Canada's athletes head to Beijing's Winter Games amid troubling tensions between their country and host China.
China's recent detention of two Canadians for almost three years, and its treatment of one of its own star athletes, hit close to home for Canadian athletes amid the broader criticisms of China's human rights record, which have increased in volume as they did ahead of Beijing's 2008 Summer Games.
Canada joining a handful of other nations -- the United States, the United Kingdom, Australia, Japan, Denmark -- in a diplomatic boycott of Beijing's Olympic opening ceremonies further salts Sino-Canadian relations.
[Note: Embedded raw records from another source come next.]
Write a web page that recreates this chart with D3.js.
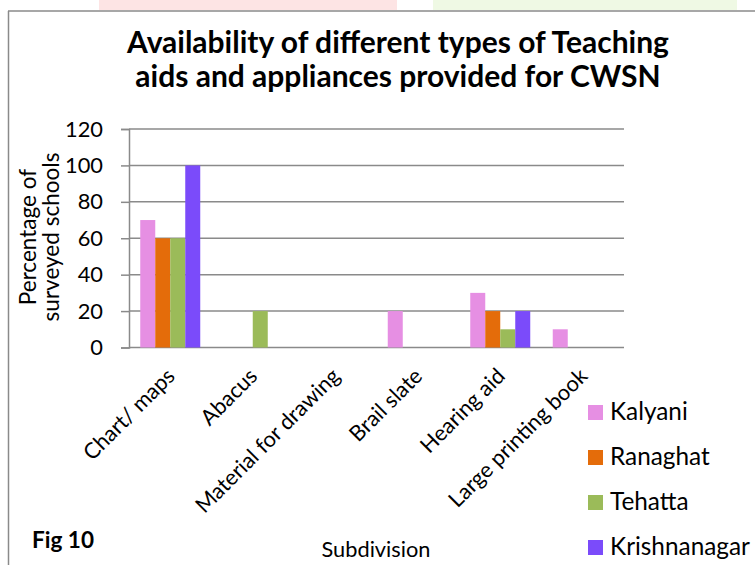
<!DOCTYPE html>
<html>
<head>
<meta charset="utf-8">
<script src="https://cdn.jsdelivr.net/npm/d3@7"></script>
<style>
  html, body { margin: 0; padding: 0; background: #fff; }
  svg { display: block; }
  text { font-family: Lato, "Open Sans", sans-serif; fill: #000; }
</style>
</head>
<body>
<svg id="chart" width="755" height="565"></svg>
<script>
// ---- data ----
const categories = ["Chart/ maps", "Abacus", "Material for drawing", "Brail slate", "Hearing aid", "Large printing book"];
const seriesNames = ["Kalyani", "Ranaghat", "Tehatta", "Krishnanagar"];
const kalyani = [70, 0, 0, 20, 30, 10];
const ranaghat = [60, 0, 0, 0, 20, 0];
const tehatta = [60, 20, 0, 0, 10, 0];
const krishnanagar = [100, 0, 0, 0, 20, 0];
const yTicks = [0, 20, 40, 60, 80, 100, 120];
const seriesColors = ["#E68FE3", "#E46C0A", "#9BBB59", "#7B4BFA"];
const titleLines = ["Availability of different types of Teaching", "aids and appliances provided for CWSN"];
const yTitleLines = ["Percentage of", "surveyed schools"];
const xTitle = "Subdivision";
const figLabel = "Fig 10";

const seriesValues = [kalyani, ranaghat, tehatta, krishnanagar];
const table = categories.map((c, i) => ({
  category: c,
  values: seriesNames.map((s, j) => ({ series: s, value: seriesValues[j][i] }))
}));

const svg = d3.select("#chart");

// helper: font-size so that text reaches a target width
function fit(sel, target, base) {
  sel.style("font-size", base + "px");
  const w = sel.node().getComputedTextLength();
  return base * target / w;
}

// decorative page strips at top
svg.append("rect").attr("x", 99).attr("y", 0).attr("width", 298).attr("height", 10).attr("fill", "#fde4e4");
svg.append("rect").attr("x", 433).attr("y", 0).attr("width", 304).attr("height", 10).attr("fill", "#eff9e4");

// frame
svg.append("line").attr("x1", 8).attr("x2", 755).attr("y1", 11).attr("y2", 11).attr("stroke", "#8a8a8a").attr("stroke-width", 1.5);
svg.append("line").attr("x1", 8.5).attr("x2", 8.5).attr("y1", 11).attr("y2", 565).attr("stroke", "#8a8a8a").attr("stroke-width", 1.5);

// scales
const x = d3.scaleBand().domain(categories).range([129, 624]).paddingInner(0).paddingOuter(0);
const x1 = d3.scaleBand().domain(seriesNames).range([0, x.bandwidth()]).paddingInner(0).paddingOuter(0.75);
const y = d3.scaleLinear().domain([0, 120]).range([347.5, 129]);
const color = d3.scaleOrdinal().domain(seriesNames).range(seriesColors);

// gridlines
svg.append("g").selectAll("line").data(yTicks).join("line")
  .attr("x1", 129).attr("x2", 624)
  .attr("y1", d => y(d)).attr("y2", d => y(d))
  .attr("stroke", "#8a8a8a").attr("stroke-width", 1.5);

// y axis
const yAxis = svg.append("g").attr("transform", "translate(129,0)")
  .call(d3.axisLeft(y).tickValues(yTicks).tickSize(8).tickPadding(18));
yAxis.select(".domain").attr("stroke", "#8a8a8a").attr("stroke-width", 1.5);
yAxis.selectAll(".tick line").attr("stroke", "#8a8a8a").attr("stroke-width", 1.5);
yAxis.selectAll(".tick text").attr("font-family", null);
{
  const t = yAxis.selectAll(".tick text").filter(d => d === 120);
  const s = fit(t, 38, 20);
  yAxis.selectAll(".tick text").style("font-size", s + "px");
}

// bars
const groups = svg.append("g").selectAll("g").data(table).join("g")
  .attr("transform", d => `translate(${x(d.category)},0)`);
groups.selectAll("rect").data(d => d.values).join("rect")
  .attr("x", d => x1(d.series))
  .attr("width", x1.bandwidth())
  .attr("y", d => y(d.value))
  .attr("height", d => y(0) - y(d.value))
  .attr("fill", d => color(d.series));

// x axis labels (rotated)
const xAxis = svg.append("g").attr("transform", `translate(0,${y(0)})`)
  .call(d3.axisBottom(x).tickSize(0));
xAxis.select(".domain").remove();
xAxis.selectAll(".tick text")
  .attr("font-family", null)
  .attr("y", 0).attr("dy", null)
  .attr("text-anchor", "end")
  .attr("transform", "translate(6,30) rotate(-45)");
{
  const t = xAxis.selectAll(".tick text").filter(d => d === "Chart/ maps");
  const s = fit(t, 119, 18);
  xAxis.selectAll(".tick text").style("font-size", s + "px");
}

// title
const tl = svg.append("g").selectAll("text").data(titleLines).join("text")
  .attr("x", 398).attr("y", (d, i) => 53 + i * 34)
  .attr("text-anchor", "middle").style("font-weight", "bold")
  .text(d => d);
{
  const s = fit(tl.filter((d, i) => i === 0), 542, 24);
  tl.style("font-size", s + "px");
}

// y axis title
const yt = svg.append("g").selectAll("text").data(yTitleLines).join("text")
  .attr("transform", (d, i) => `translate(${36 + i * 23},237) rotate(-90)`)
  .attr("text-anchor", "middle")
  .text(d => d);
{
  const s = fit(yt.filter((d, i) => i === 1), 169, 18);
  yt.style("font-size", s + "px");
}

// x axis title
const xt = svg.append("text").attr("x", 376).attr("y", 557).attr("text-anchor", "middle").text(xTitle);
xt.style("font-size", fit(xt, 109, 18) + "px");

// fig label
const fl = svg.append("text").attr("x", 32).attr("y", 548).style("font-weight", "bold").text(figLabel);
fl.style("font-size", fit(fl, 62, 20) + "px");

// legend
const legend = svg.append("g").selectAll("g").data(seriesNames).join("g")
  .attr("transform", (d, i) => `translate(588,${405 + i * 45})`);
legend.append("rect").attr("width", 15).attr("height", 15).attr("fill", d => color(d));
const lt = legend.append("text").attr("x", 22).attr("y", 15).text(d => d);
{
  const s = fit(lt.filter(d => d === "Krishnanagar"), 140, 20);
  lt.style("font-size", s + "px");
}
</script>
</body>
</html>
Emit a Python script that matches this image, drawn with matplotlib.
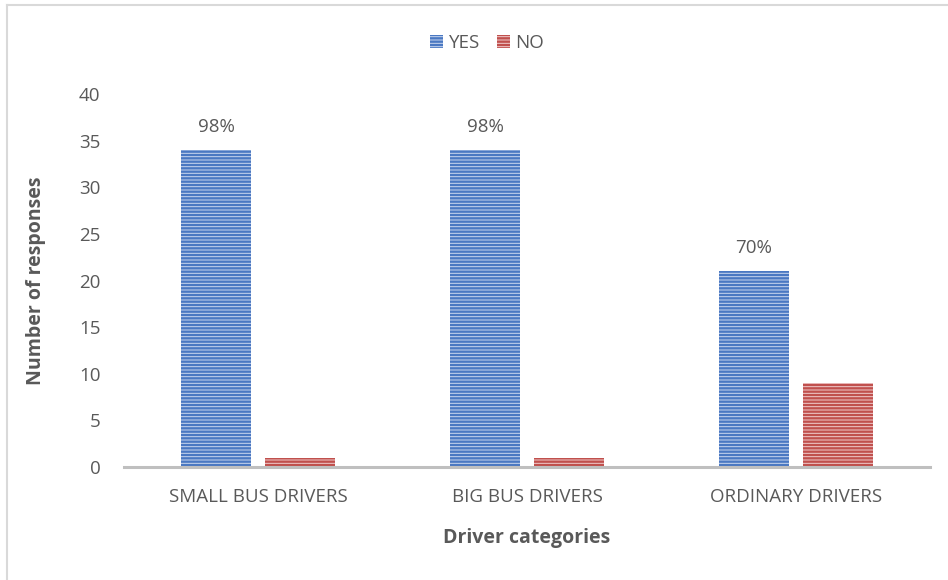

China's treatment of the primarily Muslim Uyghur ethnic group and other minorities, as well as a human-rights crackdown in Hong Kong, were among the reasons given for the diplomatic boycott.
Canadian human rights groups were part of an international coalition of 180 urging a wholesale walkout of Beijing's Winter Games a year ago, but the Canadian Olympic Committee and Canadian Paralympic Committee never budged from their anti-boycott stance.
Prime Minister Justin Trudeau stating neither he nor his cabinet will show their faces Feb. 4 in National Stadium deflected boycott talk away from Canada's athletes.
Had China not released Canadians Michael Kovrig and Michael Spavor in September, their continued detention would have fuelled pro-boycott sentiment.
Tensions linger over what Canada considers retaliation imprisonment of the two men following the 2018 arrest of telecommunications executive Meng Wanzhou in Vancouver on a United States extradition request.
Athletes have had their Olympic plans scuttled by politics before. COC president Tricia Smith couldn't row in the 1980 Summer Games in Moscow because Canada joined a Western-led boycott over the Soviet Union's 1979 invasion of Afghanistan.
The Soviets remained in Afghanistan for another eight years and led a retaliatory boycott of the 1984 Summer Olympics in Los Angeles.
So Canada's athletes don't want to be used as geopolitical pawns again, even if they don't agree with elements of China's domestic and international policies.
"It's very difficult to separate sport and politics. In fact, you can't," said 13-time Paralympic cross-county champion Brian McKeever of Canmore, Alta.
"We've also seen that boycotts in the past don't work. Should we boycott? Will it change anything? I don't believe for a second that it will change a damn thing. Does that mean that we are supportive of what is going on? We are not."
World champion speedskater Laurent Dubreuil of Levis, Que., believes Canadian athletes pulling out of Beijing's Games wouldn't carry the transformative sting people think it might.
"I don't think China cares too much if we send people to the Olympics or not. I don't think they're going to cry about it if Canada doesn't show up," he said.
"A lot of people who are going to say we should boycott the Games still buy stuff from China. To me, it's putting a lot of responsibility on athletes. If we want to boycott something, just don't buy stuff from China."
Peng Shuai was a topic of discussion in the women's alpine ski community in November when the Chinese tennis player accused a high-ranking Communist party official of sexual assault.
Her disappearance from public view spawned the social media hashtag "WhereIsPengShuai".
Shuai's later retractive statements were felt in many quarters to be made under duress, and the Women's Tennis Association (WTA) took the extraordinary step of withdrawing its tournaments from China.
A three-time Olympian potentially muzzled by her own country gets the attention of her international peers.
"We were really shocked by it," Canadian skier Marie-Michele Gagnon said in December. "I think it's really sad that she can't really come out with those allegations and continue with those allegations.
"I don't know the whole story so I can't really speak to that situation, but I definitely stand behind her as a female."
The International Olympic Committee had few takers for the 2022 Olympic and Paralympic Games when Oslo, Norway dropped out.
That left a two-horse race between Beijing and Almaty, Kazakhstan. The latter was a scene of widespread protests and militarized government crackdowns this month.
Athletes have no influence in the IOC's choice of a host city, Whitehorse cross-country skier Dahria Beatty said.
"I definitely hope that most people can see that sport is not really a place to try to power play politics," she said. "I personally don't believe whether we went to the Games or not, or any country went to the Games or not, would actually affect anything in the grand scheme of things.
"It would just hurt athletes and it would be very disappointing for many Canadians to not to be able to watch their country compete."
Two-time Olympic hockey gold medallist Gina Kingsbury, who now oversees the women's team headed to Beijing as Hockey Canada director of hockey operations, feels the Olympic Games transcend the host city.
"I see the Games globally. It's not us going to China and providing them the gift of the Olympic Games in their country," she said.
"I think the Games bring so much positivity globally, that it doesn't matter where we (have) these Olympic Games, it doesn't matter what country. It reaches a much wider audience. I think that outweighs the punishment that we would put on China by not going there."